About Sarajevo — Capital of Bosnia and Herzegovina
Sarajevo, the capital of Bosnia and Herzegovina, occupies a narrow valley surrounded by mountains — the same mountains that made the city ideal for the 1984 Winter Olympics, and that provided cover for snipers during the siege of the 1990s. The city has been at the crossroads of empires: Ottoman from 1463 to 1878, then Austro-Hungarian until 1918. Those centuries of overlap gave Sarajevo its unique character, where an Ottoman bazaar called Baščaršija sits minutes from Austro-Hungarian-era boulevards.
On June 28, 1914, Archduke Franz Ferdinand of Austria and his wife Sophie were shot dead on the Latin Bridge in Sarajevo by Gavrilo Princip, a Bosnian Serb nationalist. The assassination triggered a chain of ultimatums and declarations that became the First World War. The Latin Bridge remains one of the most historically significant spots on earth. A small museum on the corner marks the exact location of the shots.

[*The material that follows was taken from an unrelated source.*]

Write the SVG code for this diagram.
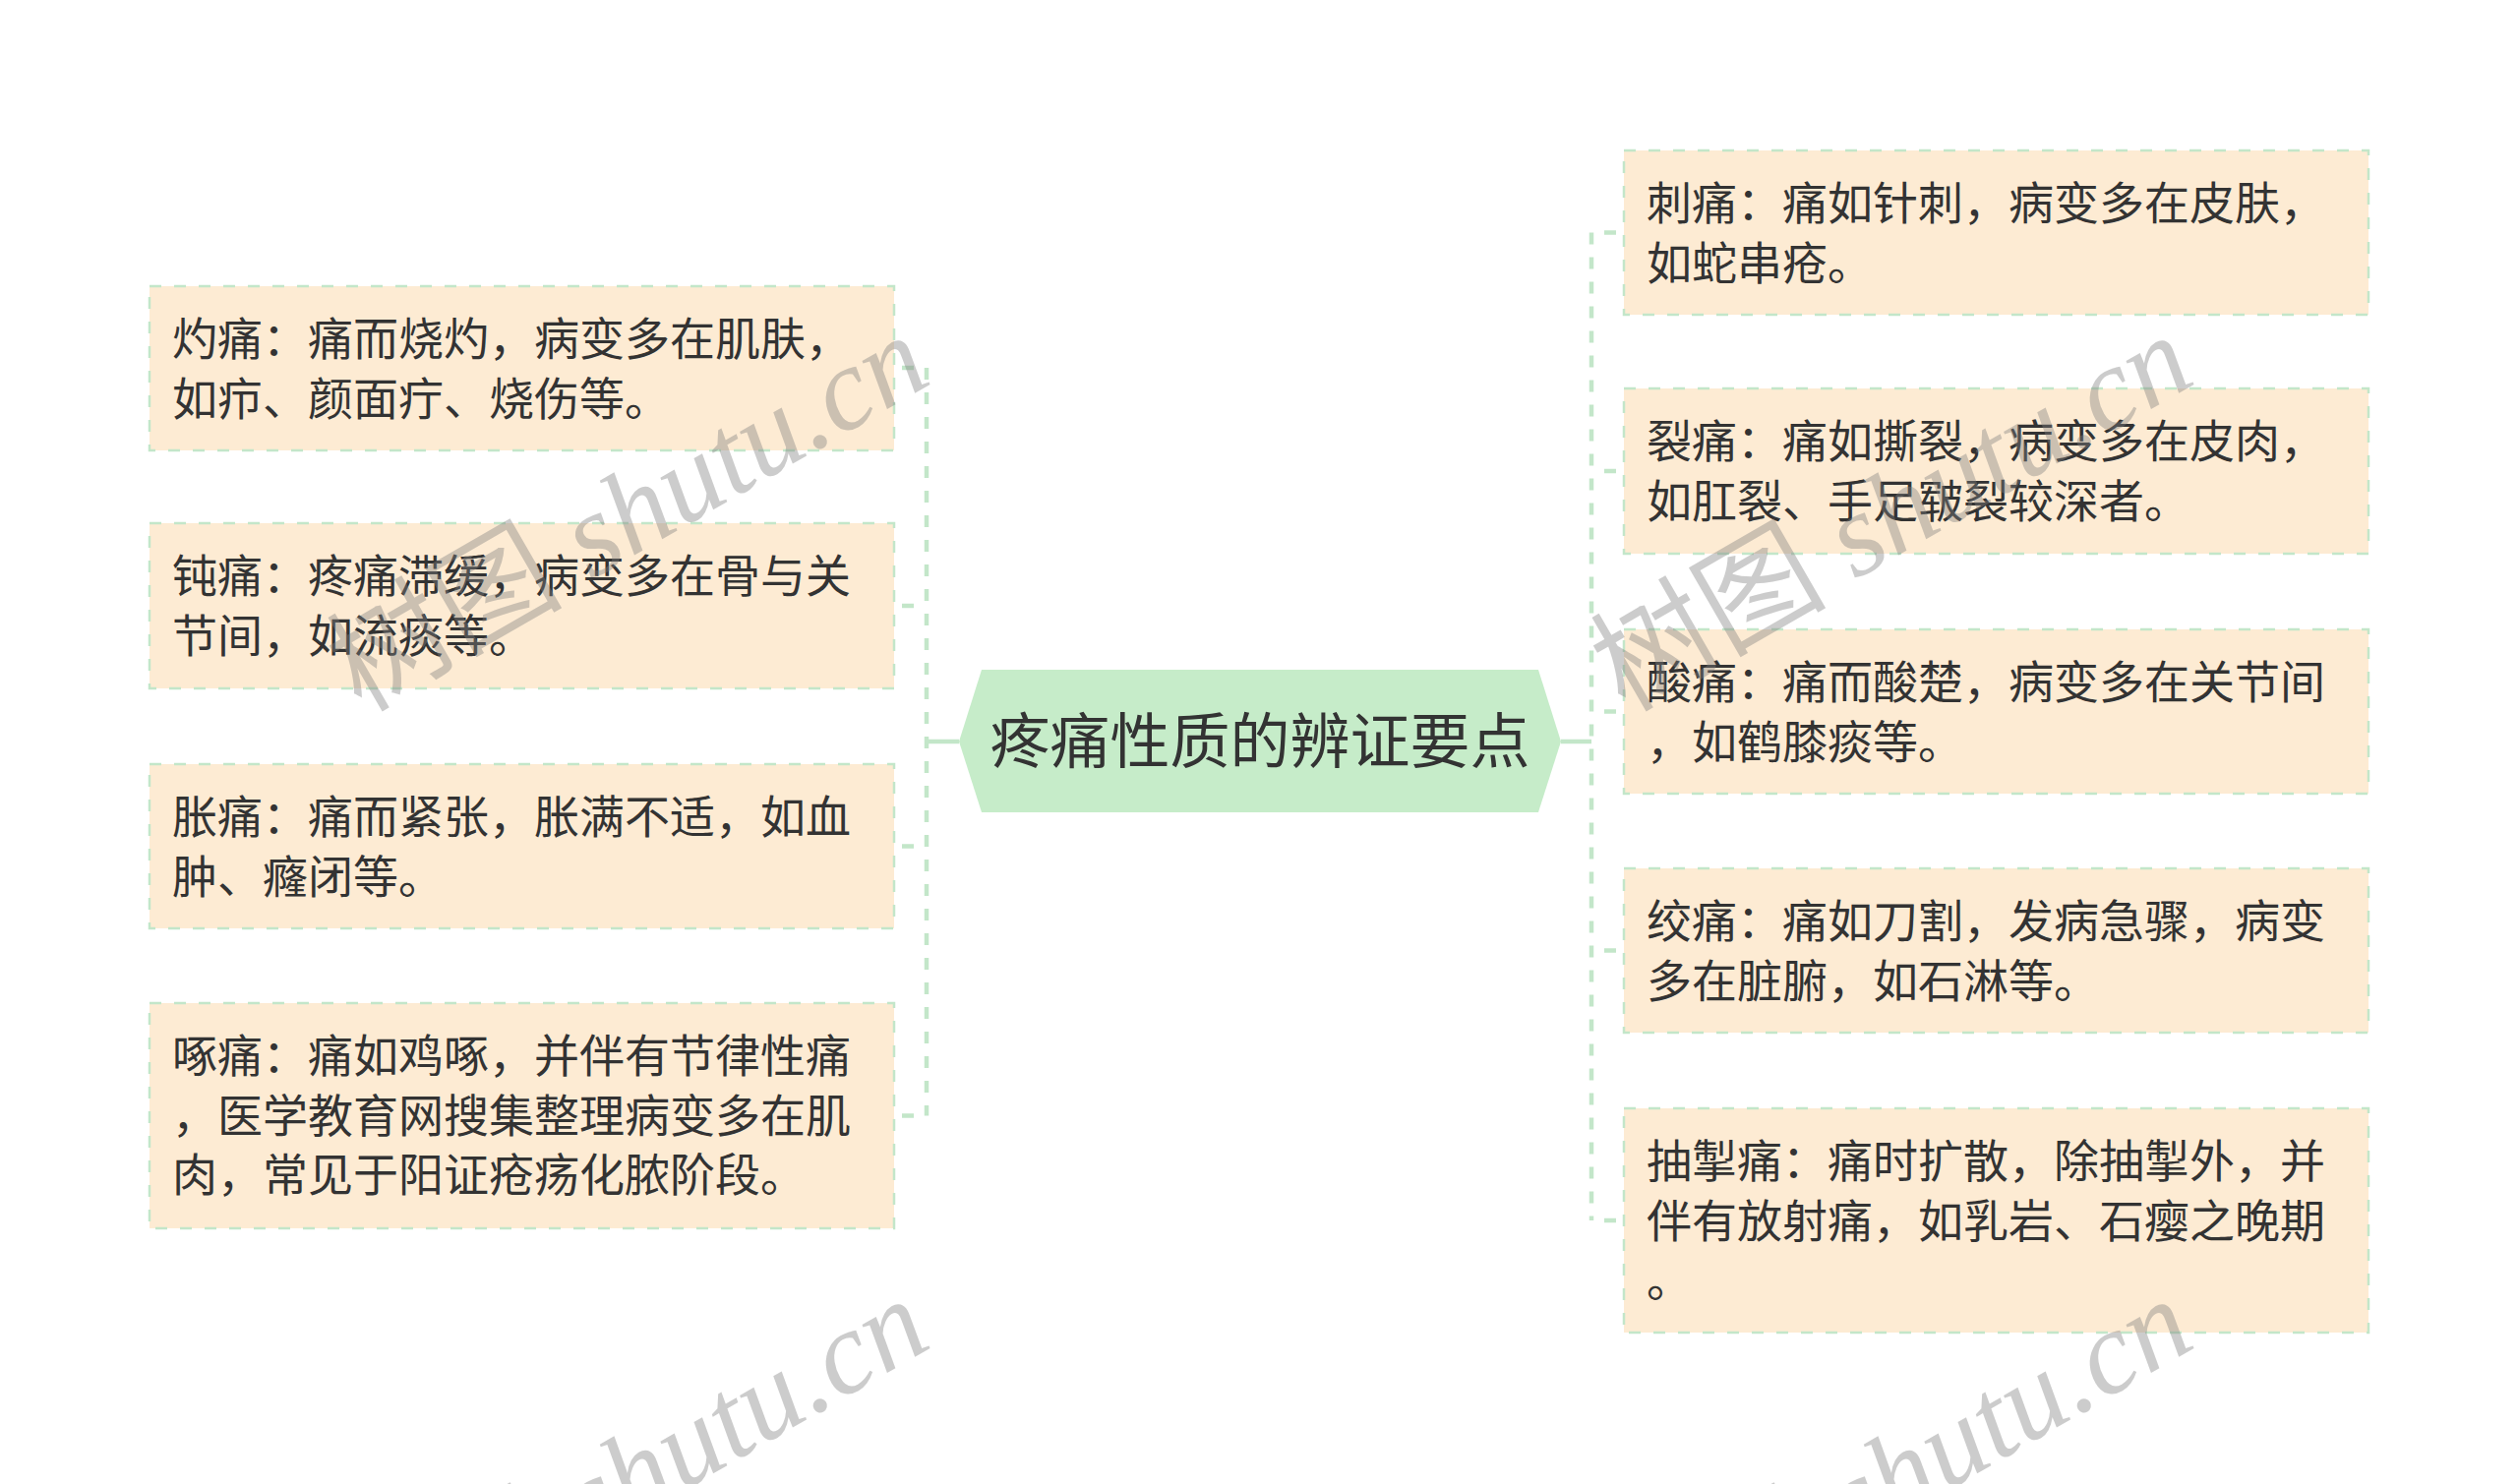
<svg xmlns="http://www.w3.org/2000/svg" width="2560" height="1509" viewBox="0 0 2560 1509">
<style>
.box{fill:#fdebd3;stroke:#c3e6c9;stroke-width:2.5;stroke-dasharray:12 13}
.t{font-family:"Noto Sans CJK SC","Noto Sans",sans-serif;font-size:46px;fill:#333333}
.ct{font-family:"Noto Sans CJK SC","Noto Sans",sans-serif;font-size:61px;fill:#333333;text-anchor:middle}
.dash{fill:none;stroke:#c3e6c9;stroke-width:4.5;stroke-dasharray:12 13}
.stub{fill:none;stroke:#c3e6c9;stroke-width:4.5;stroke-dasharray:12 13;stroke-dashoffset:12}
.solid{fill:none;stroke:#c3e6c9;stroke-width:4.5}
.wm{font-family:"Liberation Serif","Noto Sans CJK SC",serif;font-size:120px;fill:#808080;fill-opacity:0.4}
.wm .cjk{font-family:"Noto Sans CJK SC",sans-serif;font-style:normal}
.wm .lat{font-style:italic}
</style>
<rect width="2560" height="1509" fill="#ffffff"/>
<g id="connectors">
<path class="solid" d="M975 754H942"/>
<path class="dash" d="M942 374V1134.5"/>
<path class="stub" d="M942 374H909"/>
<path class="stub" d="M942 616H909"/>
<path class="stub" d="M942 860.5H909"/>
<path class="stub" d="M942 1134.5H909"/>
<path class="solid" d="M1587 754H1618"/>
<path class="dash" d="M1618 236.5V1241"/>
<path class="stub" d="M1618 236.5H1651"/>
<path class="stub" d="M1618 479H1651"/>
<path class="stub" d="M1618 723.5H1651"/>
<path class="stub" d="M1618 966.5H1651"/>
<path class="stub" d="M1618 1241H1651"/>
</g>
<g id="center">
<polygon points="975,754 998,681 1564,681 1587,754 1564,826 998,826" fill="#c6ecc9"/>
<text class="ct" x="1281" y="776">疼痛性质的辨证要点</text>
</g>
<g id="left1">
<rect class="box" x="152" y="291" width="757" height="167"/>
<text class="t" x="175" y="361">灼痛：痛而烧灼，病变多在肌肤，</text>
<text class="t" x="175" y="421.5">如疖、颜面疔、烧伤等。</text>
</g>
<g id="left2">
<rect class="box" x="152" y="532" width="757" height="168"/>
<text class="t" x="175" y="602">钝痛：疼痛滞缓，病变多在骨与关</text>
<text class="t" x="175" y="662.5">节间，如流痰等。</text>
</g>
<g id="left3">
<rect class="box" x="152" y="777" width="757" height="167"/>
<text class="t" x="175" y="847">胀痛：痛而紧张，胀满不适，如血</text>
<text class="t" x="175" y="907.5">肿、癃闭等。</text>
</g>
<g id="left4">
<rect class="box" x="152" y="1020" width="757" height="229"/>
<text class="t" x="175" y="1090">啄痛：痛如鸡啄，并伴有节律性痛</text>
<text class="t" x="175" y="1150.5">，医学教育网搜集整理病变多在肌</text>
<text class="t" x="175" y="1211">肉，常见于阳证疮疡化脓阶段。</text>
</g>
<g id="right1">
<rect class="box" x="1651" y="153" width="757" height="167"/>
<text class="t" x="1674" y="223">刺痛：痛如针刺，病变多在皮肤，</text>
<text class="t" x="1674" y="283.5">如蛇串疮。</text>
</g>
<g id="right2">
<rect class="box" x="1651" y="395" width="757" height="168"/>
<text class="t" x="1674" y="465">裂痛：痛如撕裂，病变多在皮肉，</text>
<text class="t" x="1674" y="525.5">如肛裂、手足皲裂较深者。</text>
</g>
<g id="right3">
<rect class="box" x="1651" y="640" width="757" height="167"/>
<text class="t" x="1674" y="710">酸痛：痛而酸楚，病变多在关节间</text>
<text class="t" x="1674" y="770.5">，如鹤膝痰等。</text>
</g>
<g id="right4">
<rect class="box" x="1651" y="883" width="757" height="167"/>
<text class="t" x="1674" y="953">绞痛：痛如刀割，发病急骤，病变</text>
<text class="t" x="1674" y="1013.5">多在脏腑，如石淋等。</text>
</g>
<g id="right5">
<rect class="box" x="1651" y="1127" width="757" height="228"/>
<text class="t" x="1674" y="1197">抽掣痛：痛时扩散，除抽掣外，并</text>
<text class="t" x="1674" y="1257.5">伴有放射痛，如乳岩、石瘿之晚期</text>
<text class="t" x="1674" y="1318">。</text>
</g>
<g id="watermarks">
<text class="wm" transform="translate(367,725) rotate(-30)"><tspan class="cjk">树图</tspan><tspan class="lat"> shutu.cn</tspan></text>
<text class="wm" transform="translate(1652,725) rotate(-30)"><tspan class="cjk">树图</tspan><tspan class="lat"> shutu.cn</tspan></text>
<text class="wm" transform="translate(367,1705) rotate(-30)"><tspan class="cjk">树图</tspan><tspan class="lat"> shutu.cn</tspan></text>
<text class="wm" transform="translate(1652,1705) rotate(-30)"><tspan class="cjk">树图</tspan><tspan class="lat"> shutu.cn</tspan></text>
</g>
</svg>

Sarajevo earned the grim distinction of enduring the longest siege of a capital city in the history of modern warfare. From April 1992 to February 1996 — 1,425 days — Serbian forces surrounded the city during the Bosnian War. Snipers fired on civilians in the streets; roughly 13,000 people were killed. The city's lifeline was a tunnel dug under the Sarajevo airport, known as the Tunnel of Hope (the D-B tunnel). Today it is preserved as the War Tunnel Museum.
Yet Sarajevo has always been more than its tragedies. The city claims the first electric tram in Europe, introduced in 1895, before any other European city. The Sarajevo Film Festival was founded in 1995, during the final months of the siege, as an act of cultural defiance, and has grown into one of Europe's major film festivals. Sarajevo is sometimes called the "Jerusalem of Europe" for the historic coexistence of mosques, Orthodox churches, Catholic churches, and synagogues within walking distance of each other — a coexistence that remains its proudest identity.